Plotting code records
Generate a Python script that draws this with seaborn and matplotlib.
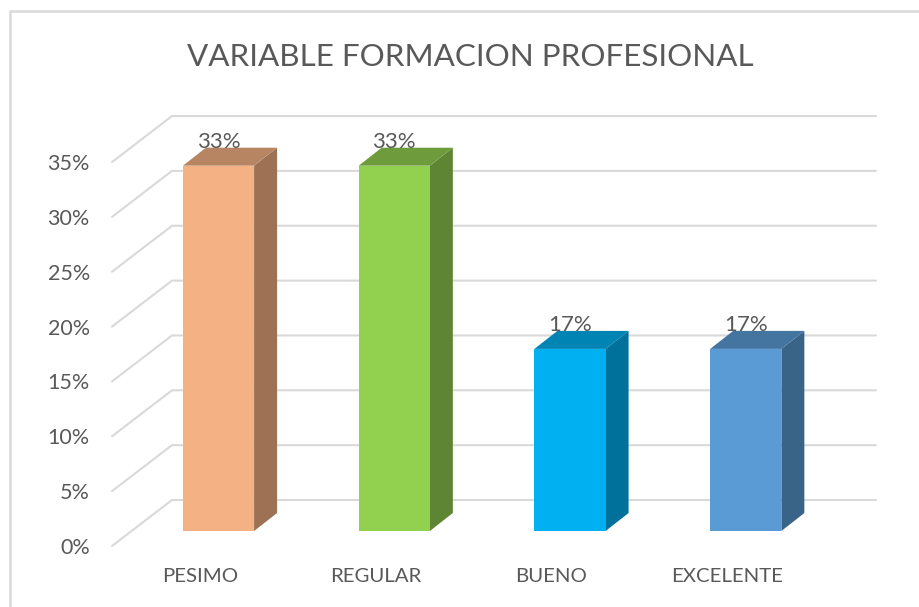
import matplotlib

matplotlib.use("Agg")

import matplotlib.pyplot as plt
import seaborn as sns
from matplotlib.colors import to_rgb
from matplotlib.lines import Line2D
from matplotlib.patches import Polygon
from matplotlib.transforms import Affine2D

categories = ["PESIMO", "REGULAR", "BUENO", "EXCELENTE"]
values = [33.3, 33.3, 16.6, 16.6]
colors = ["#F4B183", "#92D050", "#00B0F0", "#5B9BD5"]
ticks = [0, 5, 10, 15, 20, 25, 30, 35]
tick_labels = ["0%", "5%", "10%", "15%", "20%", "25%", "30%", "35%"]
title = "VARIABLE FORMACION PROFESIONAL"

W, H = 920, 607
GRID = "#D9D9D9"
TEXT = "#595959"
BAR_DX, BAR_DY = 23, 18  # bar depth, pixels
FLOOR_FRONT_DY = -15  # front edge of the floor against the bar plane
WALL_DX, WALL_DY = 60, 31  # back wall against the bar plane

sns.set_theme(style="white")
plt.rcParams["font.family"] = ["Lato", "DejaVu Sans"]

fig = plt.figure(figsize=(W / 100, H / 100), dpi=100)
# axes run from x=112 to x=876, zero sits at y=531 in picture pixels
ax = fig.add_axes([112 / W, (H - 531) / H, 764 / W, 440 / H])
ax.patch.set_alpha(0)
sns.barplot(
    x=categories,
    y=values,
    hue=categories,
    palette=colors,
    width=0.405,
    saturation=1,
    linewidth=0,
    legend=False,
    ax=ax,
)
ax.set_xlim(-0.606, 3.741)
ax.set_ylim(0, 440 / 10.97)
sns.despine(ax=ax, left=True, bottom=True)
ax.set_xlabel("")
ax.set_ylabel("")

x0, x1 = ax.get_xlim()
for tick in ticks:
    front = ax.transData.transform((x0, tick)) + (0, FLOOR_FRONT_DY)
    wall = ax.transData.transform((x0, tick)) + (WALL_DX, WALL_DY)
    end = ax.transData.transform((x1, tick)) + (0, WALL_DY)
    ax.add_line(
        Line2D(
            [front[0], wall[0], end[0]],
            [front[1], wall[1], end[1]],
            color=GRID,
            lw=1.5,
            transform=None,
            clip_on=False,
            zorder=1,
        )
    )

for container, color in zip(ax.containers, colors):
    rgb = to_rgb(color)
    side = tuple(c * 0.64 for c in rgb)
    top = tuple(c * 0.75 for c in rgb)
    for bar in container:
        bar.set_zorder(4)
        left, right = bar.get_x(), bar.get_x() + bar.get_width()
        height = bar.get_height()
        p1 = ax.transData.transform((right, 0))
        p2 = ax.transData.transform((right, height))
        p3 = ax.transData.transform((left, height))
        depth = (BAR_DX, BAR_DY)
        ax.add_patch(
            Polygon([p1, p2, p2 + depth, p1 + depth], facecolor=side,
                    edgecolor="none", transform=None, clip_on=False, zorder=3)
        )
        ax.add_patch(
            Polygon([p3, p2, p2 + depth, p3 + depth], facecolor=top,
                    edgecolor="none", transform=None, clip_on=False, zorder=3)
        )
    ax.bar_label(
        container,
        labels=[f"{round(v + 0.04):.0f}%" for v in container.datavalues],
        padding=10,
        fontsize=16,
        color=TEXT,
        zorder=5,
    )

ax.set_yticks(ticks, tick_labels)
ax.tick_params(axis="y", length=0, labelsize=15.5, labelcolor=TEXT, pad=16)
ax.tick_params(axis="x", length=0, labelsize=14.7, labelcolor=TEXT, pad=27)
for label in ax.get_yticklabels():
    label.set_transform(label.get_transform() + Affine2D().translate(0, FLOOR_FRONT_DY))
for label in ax.get_xticklabels():
    label.set_transform(label.get_transform() + Affine2D().translate(-18.5, 0))

fig.text(470 / W, (H - 57) / H, title, ha="center", va="center", fontsize=22.6, color=TEXT)

# outer chart frame, only the left and top edges are in the crop
fig.add_artist(Line2D([10.5 / W, 10.5 / W, 1], [0, (H - 10.5) / H, (H - 10.5) / H],
                      color=GRID, lw=1.8, transform=fig.transFigure))

fig.savefig("out.png", dpi=100)
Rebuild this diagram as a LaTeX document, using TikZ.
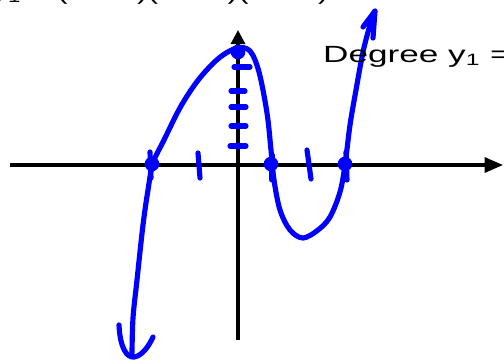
\documentclass[tikz,border=0pt]{standalone}
\usepackage{fontspec}
\setmainfont{Liberation Sans}
\usetikzlibrary{arrows.meta, positioning}
\tikzset{
    axis/.style={line width=2.6pt, -{Triangle[length=0.55cm, width=0.45cm]}},
    pen/.style={draw=blue, line width=4.4pt, line cap=round, line join=round},
    rootdot/.style={circle, fill=blue, inner sep=0pt, minimum size=0.44cm},
    handtext/.style={inner sep=0pt, anchor=base west, font=\fontsize{20}{24}\selectfont}
}

\begin{document}
\begin{tikzpicture}[x=0.03cm, y=-0.03cm]
\useasboundingbox (0,0) rectangle (504,363);

% axes
\coordinate (xl) at (10,165);
\coordinate (xr) at (503,165);
\coordinate (yb) at (238,340);
\coordinate (yt) at (238,30);
\draw[axis] (xl) -- (xr);
\draw[axis, -{Triangle[length=0.42cm, width=0.42cm]}] (yb) -- (yt);

% tick marks
\draw[pen] (198,153) -- (200,178);
\draw[pen] (307,150) -- (311,179);
\draw[pen] (150,152) -- (151,178);
\draw[pen] (272,155) -- (272,180);
\draw[pen] (346,152) -- (347,180);
\foreach \ty/\tl/\tr in {146/230/246, 126/231/246, 107/231/246, 91/231/245, 67/234/250}
    \draw[pen] (\tl,\ty) -- (\tr,\ty);

% the cubic
\draw[pen] plot[smooth, tension=0.55] coordinates {
    (132,353) (133,318) (137,280) (143,225) (148,190) (153,163) (164,140)
    (181,106) (199,79) (219,58) (237,48) (250,51) (259,72)
    (267,113) (271,150) (274,180) (280,210) (290,230) (303,238) (318,230)
    (330,217) (340,192) (345,165) (350,125) (356,90) (363,52) (370,25) (375,11)};
\draw[pen] (119,325) .. controls (120,348) and (127,358) .. (134,357)
    .. controls (142,356) and (149,346) .. (153,337);
\draw[pen] (363,27) -- (375,11) -- (373,38);

% roots and intercept
\node[rootdot] (r1) at (152,164) {};
\node[rootdot] (r2) at (271,164) {};
\node[rootdot] (r3) at (345,164) {};
\node[rootdot] (yint) at (238,52) {};

% texts
\node[handtext] (eq) at (-8,-1)
    {\scalebox{1.35}[1]{y\textsubscript{1} = (x + 2)(x − 1)(x − 3)}};
\node[handtext] (deg) at (323,62)
    {\scalebox{1.5}[1]{Degree y\textsubscript{1} =}};

\end{tikzpicture}
\end{document}
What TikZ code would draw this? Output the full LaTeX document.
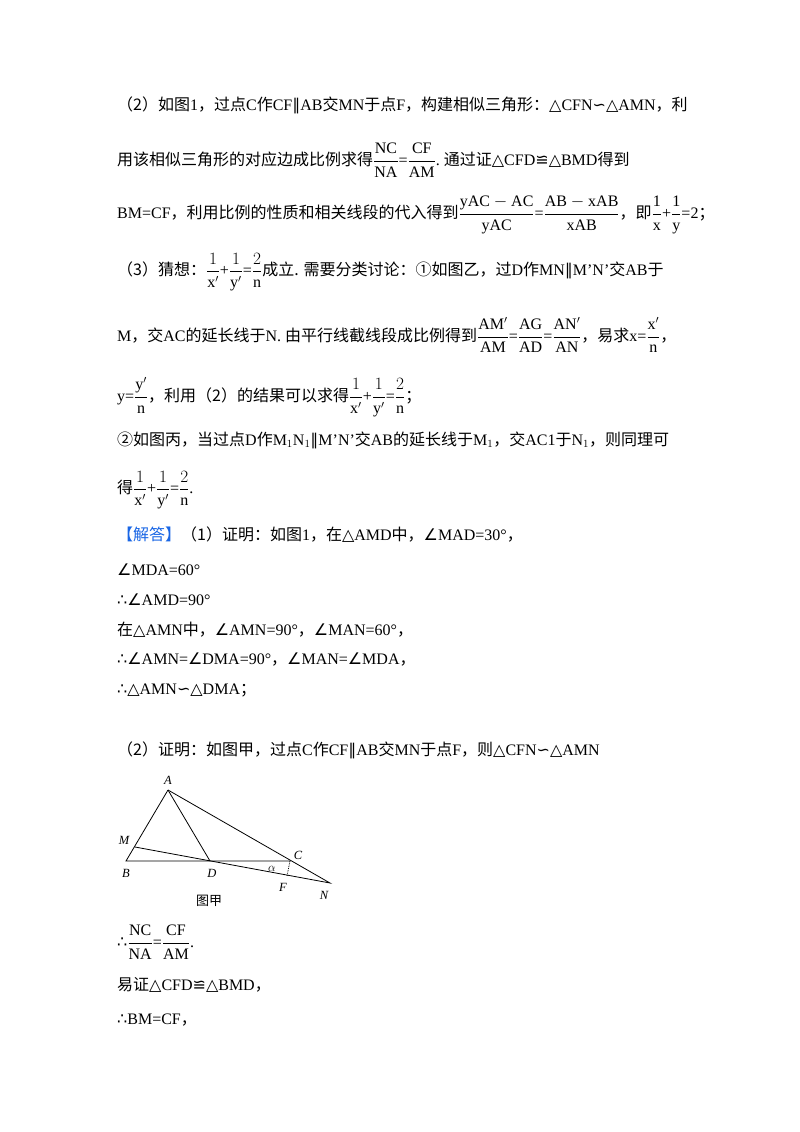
\documentclass[tikz,border=0pt]{standalone}
\usepackage{fontspec}
\setmainfont{Liberation Serif}
\newfontfamily\cjk{Noto Sans CJK SC}
\newfontfamily\djvfont{DejaVu Sans}
\newcommand{\zh}[1]{{\cjk #1}}
\newcommand{\sy}[1]{{\djvfont #1}}
\newcommand{\fr}[2]{$\displaystyle\frac{\mathrm{#1}}{\mathrm{#2}}$}
\newcommand{\pr}[1]{\mathrm{#1}^{\prime}}
\newcommand{\frq}[2]{$\displaystyle\frac{#1}{#2}$}
\begin{document}
\begin{tikzpicture}[x=1pt,y=-1pt,
  txt/.style={anchor=west,inner sep=0pt,font=\fontsize{16}{18}\selectfont},
  lab/.style={inner sep=0pt,font=\fontsize{12.5}{13}\selectfont\itshape},
  seg/.style={line width=0.8pt}]
\useasboundingbox[fill=white] (0,0) rectangle (800,1132);
\node[txt] (l1) at (117,105) {\zh{（2）如图}1\zh{，过点}C\zh{作}CF\sy{∥}AB\zh{交}MN\zh{于点}F\zh{，构建相似三角形：}\sy{△}CFN\sy{∽}\sy{△}AMN\zh{，利}};
\node[txt] (l2) at (117,160) {\zh{用该相似三角形的对应边成比例求得}\fr{NC}{NA}=\fr{CF}{AM}.\ \zh{通过证}\sy{△}CFD\sy{≌}\sy{△}BMD\zh{得到}};
\node[txt] (l3) at (117,215) {BM=CF\zh{，利用比例的性质和相关线段的代入得到}\fr{yAC-AC}{yAC}=\fr{AB-xAB}{xAB}\zh{，即}\fr{1}{x}+\fr{1}{y}=2\zh{；}};
\node[txt] (l4) at (117,272) {\zh{（3）猜想：}\frq{1}{\pr{x}}+\frq{1}{\pr{y}}=\frq{2}{\mathrm{n}}\zh{成立. 需要分类讨论：①如图乙，过}D\zh{作}MN\sy{∥}M'N'\zh{交}AB\zh{于}};
\node[txt] (l5) at (117,335) {M\zh{，交}AC\zh{的延长线于}N. \zh{由平行线截线段成比例得到}\frq{\pr{AM}}{\mathrm{AM}}=\frq{\mathrm{AG}}{\mathrm{AD}}=\frq{\pr{AN}}{\mathrm{AN}}\zh{，易求}x=\frq{\pr{x}}{\mathrm{n}}\zh{，}};
\node[txt] (l6) at (117,397) {y=\frq{\pr{y}}{\mathrm{n}}\zh{，利用（2）的结果可以求得}\frq{1}{\pr{x}}+\frq{1}{\pr{y}}=\frq{2}{\mathrm{n}}\zh{；}};
\node[txt] (l7) at (117,440) {\zh{②如图丙，当过点}D\zh{作}M$_1$N$_1$\sy{∥}M'N'\zh{交}AB\zh{的延长线于}M$_1$\zh{，交}AC1\zh{于}N$_1$\zh{，则同理可}};
\node[txt] (l8) at (117,490) {\zh{得}\frq{1}{\pr{x}}+\frq{1}{\pr{y}}=\frq{2}{\mathrm{n}}.};
\node[txt] (l9) at (117,535) {\textcolor[rgb]{0.1,0.4,0.9}{\zh{【解答】}}\zh{（1）证明：如图}1\zh{，在}\sy{△}AMD\zh{中，}\sy{∠}MAD=30°\zh{，}};
\node[txt] (l10) at (117,570) {\sy{∠}MDA=60°};
\node[txt] (l11) at (117,600) {\sy{∴∠}AMD=90°};
\node[txt] (l12) at (117,630) {\zh{在}\sy{△}AMN\zh{中，}\sy{∠}AMN=90°\zh{，}\sy{∠}MAN=60°\zh{，}};
\node[txt] (l13) at (117,660) {\sy{∴∠}AMN=\sy{∠}DMA=90°\zh{，}\sy{∠}MAN=\sy{∠}MDA\zh{，}};
\node[txt] (l14) at (117,690) {\sy{∴△}AMN\sy{∽△}DMA\zh{；}};
\node[txt] (l15) at (117,750) {\zh{（2）证明：如图甲，过点}C\zh{作}CF\sy{∥}AB\zh{交}MN\zh{于点}F\zh{，则}\sy{△}CFN\sy{∽△}AMN};
\node[txt] (l16) at (117,942) {\sy{∴}\fr{NC}{NA}=\fr{CF}{AM}.};
\node[txt] (l17) at (117,985) {\zh{易证}\sy{△}CFD\sy{≌△}BMD\zh{，}};
\node[txt] (l18) at (117,1020) {\sy{∴}BM=CF\zh{，}};
% figure
\coordinate (A) at (168,790);
\coordinate (M) at (135,847);
\coordinate (B) at (126,861);
\coordinate (D) at (210,861);
\coordinate (C) at (290,861);
\coordinate (N) at (330,883);
\coordinate (F) at (287,876);
\draw[seg] (A) -- (B) -- (C);
\draw[seg] (A) -- (N) -- (M);
\draw[seg] (A) -- (D);
\draw[seg,densely dotted] (C) -- (F);
\node[lab] (lA) at (168,780) {A};
\node[lab] (lM) at (124,840) {M};
\node[lab] (lB) at (126,873) {B};
\node[lab] (lD) at (212,873) {D};
\node[lab] (lC) at (298,855) {C};
\node[lab] (la) at (272,869) {$\alpha$};
\node[lab] (lF) at (283,887) {F};
\node[lab] (lN) at (324,895) {N};
\node[inner sep=0pt,font=\fontsize{13}{14}\selectfont\cjk] (cap) at (209,901) {图甲};
\end{tikzpicture}
\end{document}
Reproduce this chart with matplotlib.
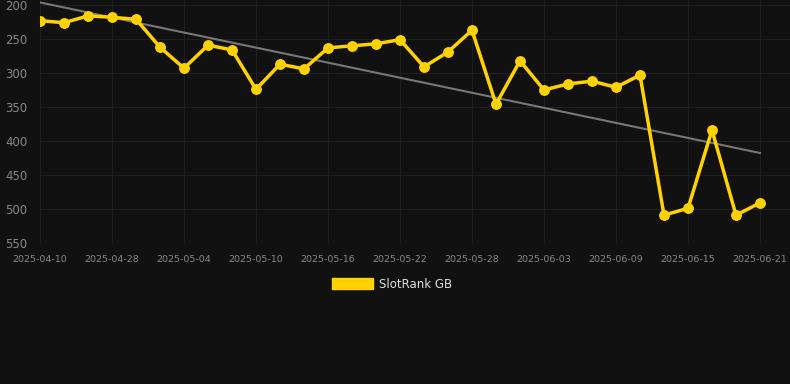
import matplotlib.pyplot as plt
import numpy as np

dates = ['2025-04-10', '2025-04-24', '2025-04-26', '2025-04-28', '2025-04-30',
         '2025-05-02', '2025-05-04', '2025-05-06', '2025-05-08', '2025-05-10',
         '2025-05-12', '2025-05-14', '2025-05-16', '2025-05-18', '2025-05-20',
         '2025-05-22', '2025-05-24', '2025-05-26', '2025-05-28', '2025-05-30',
         '2025-06-01', '2025-06-03', '2025-06-05', '2025-06-07', '2025-06-09',
         '2025-06-11', '2025-06-13', '2025-06-15', '2025-06-17', '2025-06-19',
         '2025-06-21']
rank_gb = [223, 226, 216, 218, 221, 262, 293, 259, 266, 324,
           287, 294, 263, 260, 257, 251, 291, 269, 237, 346,
           282, 325, 316, 312, 321, 303, 509, 499, 384, 509,
           491]
y_ticks = [200, 250, 300, 350, 400, 450, 500, 550]

bg = '#111111'
gold = '#FFD200'

fig = plt.figure(figsize=(7.9, 3.84), dpi=100, facecolor=bg)
ax = fig.add_axes([40 / 790, 1 - 243 / 384, 750 / 790, 243 / 384])
ax.set_facecolor(bg)

x = np.arange(len(dates))
y = np.array(rank_gb)

# trend line
k, b = np.polyfit(x, y, 1)
ax.plot(x, k * x + b, color='#777777', lw=1.5, zorder=2)

ax.plot(x, y, color=gold, lw=2.5, marker='o', ms=6.8, zorder=3, label='SlotRank GB')

ax.set_xlim(0, 31.25)
ax.set_ylim(550, 192.6)
ax.set_yticks(y_ticks)
ax.set_xticks(x[::3])
ax.set_xticklabels(dates[::3])

ax.grid(True, color='#1f1f1f', lw=0.8)
for s in ax.spines.values():
    s.set_visible(False)
ax.axhline(550, color='#262626', lw=0.8, zorder=1)
ax.tick_params(axis='y', colors='#888888', labelsize=8.5, length=0, pad=9)
ax.tick_params(axis='x', colors='#888888', labelsize=6.8, length=0, pad=9)

leg = fig.legend(handles=[plt.Rectangle((0, 0), 1, 1, color=gold)],
                 labels=['SlotRank GB'], loc='center', bbox_to_anchor=(392 / 790, 1 - 284 / 384),
                 frameon=False, fontsize=8.5, handlelength=3.5, handleheight=1.0,
                 handletextpad=0.5, labelcolor='#dddddd')

fig.savefig('out.png', dpi=100, facecolor=bg)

# TASK OBJECTIVE:
Write out again, exactly, the lines from the start of the listing up to the line containing "from matplotlib.transforms import Affine2D", with both ends and without pictures.

# FINISHED TASK:
Generate a Python script that draws this with seaborn and matplotlib.
import matplotlib

matplotlib.use("Agg")

import matplotlib.pyplot as plt
import seaborn as sns
from matplotlib.colors import to_rgb
from matplotlib.lines import Line2D
from matplotlib.patches import Polygon
from matplotlib.transforms import Affine2D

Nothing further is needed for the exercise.